### Data lines
—————

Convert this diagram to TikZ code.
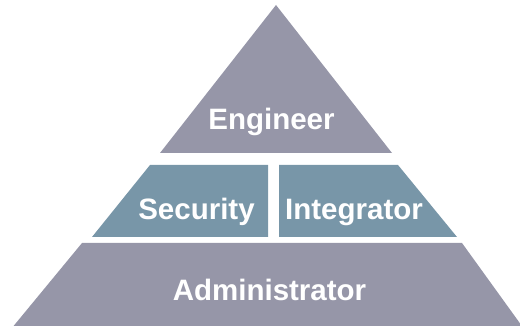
\documentclass[tikz,border=0pt]{standalone}
\usepackage{fontspec}
\setmainfont{Liberation Sans}
\usepackage{tikz}
\usetikzlibrary{positioning}

\definecolor{layergray}{RGB}{150,150,168}
\definecolor{layerblue}{RGB}{120,150,168}

\begin{document}
\begin{tikzpicture}[x=1pt, y=-1pt]
\tikzstyle{label} = [text=white, font=\fontsize{29.5}{31}\selectfont\bfseries, anchor=base, inner sep=0pt]

\useasboundingbox (0,0) rectangle (520,326);

% layers
\fill [layergray] (276,5) -- (392,153) -- (160,153) -- cycle;
\fill [layerblue] (150,165) -- (268,165) -- (268,237) -- (92,237) -- cycle;
\fill [layerblue] (279,165) -- (398,165) -- (457,237) -- (279,237) -- cycle;
\fill [layergray] (82,243) -- (462,243) -- (532,340) -- (2,340) -- cycle;

\node (eng) [label] at (271.5,130) {Engineer};
\node (sec) [label] at (196.5,220) {Security};
\node (int) [label] at (354,220) {Integrator};
\node (adm) [label] at (269.5,300) {Administrator};

\end{tikzpicture}
\end{document}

—————

### What is needed
From the listing, extract all text exactly as given and drop any picture.

### Solution to the exercise
Convert this diagram to TikZ code.
\documentclass[tikz,border=0pt]{standalone}
\usepackage{fontspec}
\setmainfont{Liberation Sans}
\usepackage{tikz}
\usetikzlibrary{positioning}

\definecolor{layergray}{RGB}{150,150,168}
\definecolor{layerblue}{RGB}{120,150,168}

\begin{document}
\begin{tikzpicture}[x=1pt, y=-1pt]
\tikzstyle{label} = [text=white, font=\fontsize{29.5}{31}\selectfont\bfseries, anchor=base, inner sep=0pt]

\useasboundingbox (0,0) rectangle (520,326);

% layers
\fill [layergray] (276,5) -- (392,153) -- (160,153) -- cycle;
\fill [layerblue] (150,165) -- (268,165) -- (268,237) -- (92,237) -- cycle;
\fill [layerblue] (279,165) -- (398,165) -- (457,237) -- (279,237) -- cycle;
\fill [layergray] (82,243) -- (462,243) -- (532,340) -- (2,340) -- cycle;

\node (eng) [label] at (271.5,130) {Engineer};
\node (sec) [label] at (196.5,220) {Security};
\node (int) [label] at (354,220) {Integrator};
\node (adm) [label] at (269.5,300) {Administrator};

\end{tikzpicture}
\end{document}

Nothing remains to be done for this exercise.